How would one “play an environment” like a conductor of a remote symphony in real-time? - Embodying an instrument, a section, or whole orchestra at any given moment, an expressive variance similar to that of emphasis in speech. My son should be able to bring a play-list of these “contacts” - live or residual- with him everywhere, for use in a wide variety of contexts. Making any wood shop his fathers’ wood shop. The right contextual links and personal inquiry could prompt, or summon residual knowledge, or “live” presence of an individual or mix of individuals which that a given situation requires - providing - in context, information rich, experiential-mash-up-swarms, with read write capability.
I wonder how something like this could change educational models, could El P be in my sequencer? When I buy a paintbrush, could you throw in Rembrandt too? It brings a whole other meaning to buying a pair of “Jordan’s.”
Objects will perform unimagined means and modalities of representation, vessels of personal and group communication.

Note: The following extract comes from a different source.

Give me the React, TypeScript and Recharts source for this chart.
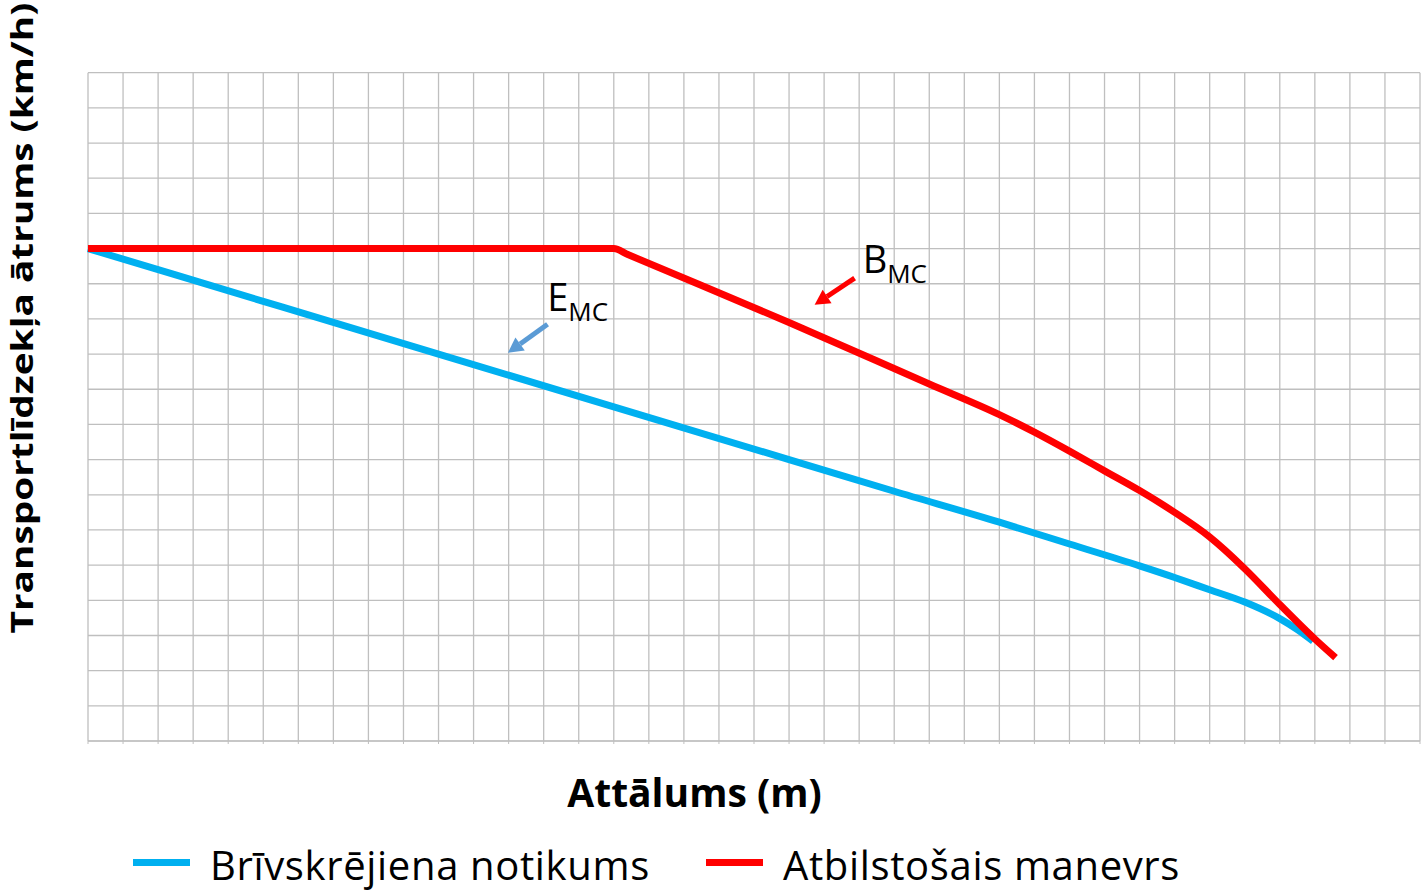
import React from 'react';
import { LineChart, Line, XAxis, YAxis, CartesianGrid, Legend, ReferenceLine, ReferenceDot } from 'recharts';

// grid ticks (one per cell, no labels shown)
const xTicks = [0, 1, 2, 3, 4, 5, 6, 7, 8, 9, 10, 11, 12, 13, 14, 15, 16, 17, 18, 19, 20, 21, 22, 23, 24, 25, 26, 27, 28, 29, 30, 31, 32, 33, 34, 35, 36, 37, 38];
const yTicks = [0, 1, 2, 3, 4, 5, 6, 7, 8, 9, 10, 11, 12, 13, 14, 15, 16, 17, 18, 19];

// Brīvskrējiena notikums (E_MC)
const freeRunX = [0, 5, 10, 15, 20, 23, 26, 28, 30, 31, 32, 33, 34, 34.5, 34.95];
const freeRunY = [14, 12.5, 11.0, 9.5, 8.0, 7.1, 6.22, 5.6, 4.98, 4.65, 4.3, 3.95, 3.48, 3.17, 2.84];

// Atbilstošais manevrs (B_MC)
const maneuverX = [0, 15, 15.4, 20, 24, 26, 27, 28, 29, 30, 31, 32, 33, 34, 35, 35.59];
const maneuverY = [14, 14, 13.83, 11.9, 10.15, 9.28, 8.78, 8.24, 7.68, 7.12, 6.5, 5.8, 4.9, 3.88, 2.9, 2.37];

const legendOrder = ['Brīvskrējiena notikums', 'Atbilstošais manevrs'];

const freeRunData = freeRunX.map((x, i) => ({ x, v: freeRunY[i] }));
const maneuverData = maneuverX.map((x, i) => ({ x, v: maneuverY[i] }));

const BLUE = '#00B0F0';
const RED = '#FF0000';
const FONT = '"Open Sans", sans-serif';

const arrowShape = (color: string) => (props: any) => {
  const { x1, y1, x2, y2 } = props;
  const dx = x2 - x1;
  const dy = y2 - y1;
  const len = Math.sqrt(dx * dx + dy * dy);
  const ux = dx / len;
  const uy = dy / len;
  const head = 15;
  const half = 8;
  const bx = x2 - ux * head;
  const by = y2 - uy * head;
  return (
    <g>
      <line x1={x1} y1={y1} x2={bx} y2={by} stroke={color} strokeWidth={5} />
      <polygon
        points={`${x2},${y2} ${bx - uy * half},${by + ux * half} ${bx + uy * half},${by - ux * half}`}
        fill={color}
      />
    </g>
  );
};

const subLabel = (main: string, sub: string) => (props: any) => (
  <text x={props.cx} y={props.cy} fontFamily={FONT} fontSize={38} fill="#000">
    {main}
    <tspan fontSize={26} dy={10.6}>{sub}</tspan>
  </text>
);

const legendLefts = [133, 706];

const renderLegend = (props: any) => {
  const items = [...(props.payload || [])].sort(
    (a: any, b: any) => legendOrder.indexOf(a.value) - legendOrder.indexOf(b.value)
  );
  return (
    <div style={{ position: 'relative', height: 48 }}>
      {items.map((entry: any, i: number) => (
        <div key={i} style={{ position: 'absolute', left: legendLefts[i], top: 0, display: 'flex', alignItems: 'flex-start', height: 48 }}>
          <span style={{ display: 'inline-block', width: 57, height: 7, marginTop: 18.5, background: entry.color, marginRight: 20 }} />
          <span style={{ fontFamily: FONT, fontSize: 40, lineHeight: '48px', letterSpacing: 0.65, color: '#000', whiteSpace: 'nowrap' }}>
            {entry.value}
          </span>
        </div>
      ))}
    </div>
  );
};

export default function App() {
  return (
    <div style={{ position: 'absolute', left: 0, top: 0, width: 1421, height: 892, background: '#fff' }}>
      <LineChart width={1421} height={892} margin={{ top: 72.7, right: 1, bottom: 148, left: 88 }}>
        <CartesianGrid stroke="#BFBFBF" strokeWidth={1.3} />
        <XAxis
          type="number"
          dataKey="x"
          domain={[0, 38]}
          ticks={xTicks}
          interval={0}
          tickFormatter={() => ''}
          tickSize={3}
          height={3}
          stroke="#BFBFBF"
        />
        <YAxis type="number" domain={[0, 19]} ticks={yTicks} interval={0} hide />
        <Line data={freeRunData} dataKey="v" name="Brīvskrējiena notikums" type="monotone" stroke={BLUE} strokeWidth={7} dot={false} isAnimationActive={false} />
        <Line data={maneuverData} dataKey="v" name="Atbilstošais manevrs" type="monotone" stroke={RED} strokeWidth={7} dot={false} isAnimationActive={false} />
        <ReferenceLine segment={[{ x: 13.11, y: 11.85 }, { x: 11.98, y: 11.04 }]} shape={arrowShape('#5B9BD5')} />
        <ReferenceLine segment={[{ x: 21.87, y: 13.16 }, { x: 20.73, y: 12.4 }]} shape={arrowShape(RED)} />
        <ReferenceDot x={13.1} y={12.23} shape={subLabel('E', 'MC')} />
        <ReferenceDot x={22.1} y={13.31} shape={subLabel('B', 'MC')} />
        <Legend
          layout="horizontal"
          verticalAlign="middle"
          align="center"
          wrapperStyle={{ position: 'absolute', left: 0, top: 840.5, width: 1421, height: 48 }}
          content={renderLegend}
        />
      </LineChart>
      <div
        style={{
          position: 'absolute', left: 694.5, top: 792, fontFamily: FONT, fontWeight: 700,
          fontSize: 39, color: '#000', whiteSpace: 'nowrap', lineHeight: '50px',
          transform: 'translate(-50%, -50%)',
        }}
      >
        Attālums (m)
      </div>
      <div
        style={{
          position: 'absolute', left: 21, top: 318, fontFamily: FONT, fontWeight: 700,
          fontSize: 31, color: '#000', whiteSpace: 'nowrap', lineHeight: '42px',
          transform: 'translate(-50%, -50%) rotate(-90deg) scaleX(1.25)',
        }}
      >
        Transportlīdzekļa ātrums (km/h)
      </div>
    </div>
  );
}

It is foreseeable that things with communications will enable the expression of our various forms of presence. It is likely that social networks will evolve within single and multiple objects. Merely using something is synonymous to pressing record.
These recordings will be entries contributing to the history of an object, a history that can be searched, recalled, annotated and resituated. Object that teach are nothing new. New is how object may provide a platform to direct the hands in a spectrum of meaningful ways, based on other hands. Like a scene from Ghost. Gesture is technique, and technique can be recorded, codified and expressed. Objects may come to teach, translating motions, motivations and intents into tutorials and curricula. There are stories to tell of the roles they’ve played in the lives of people. If only these walls could talk.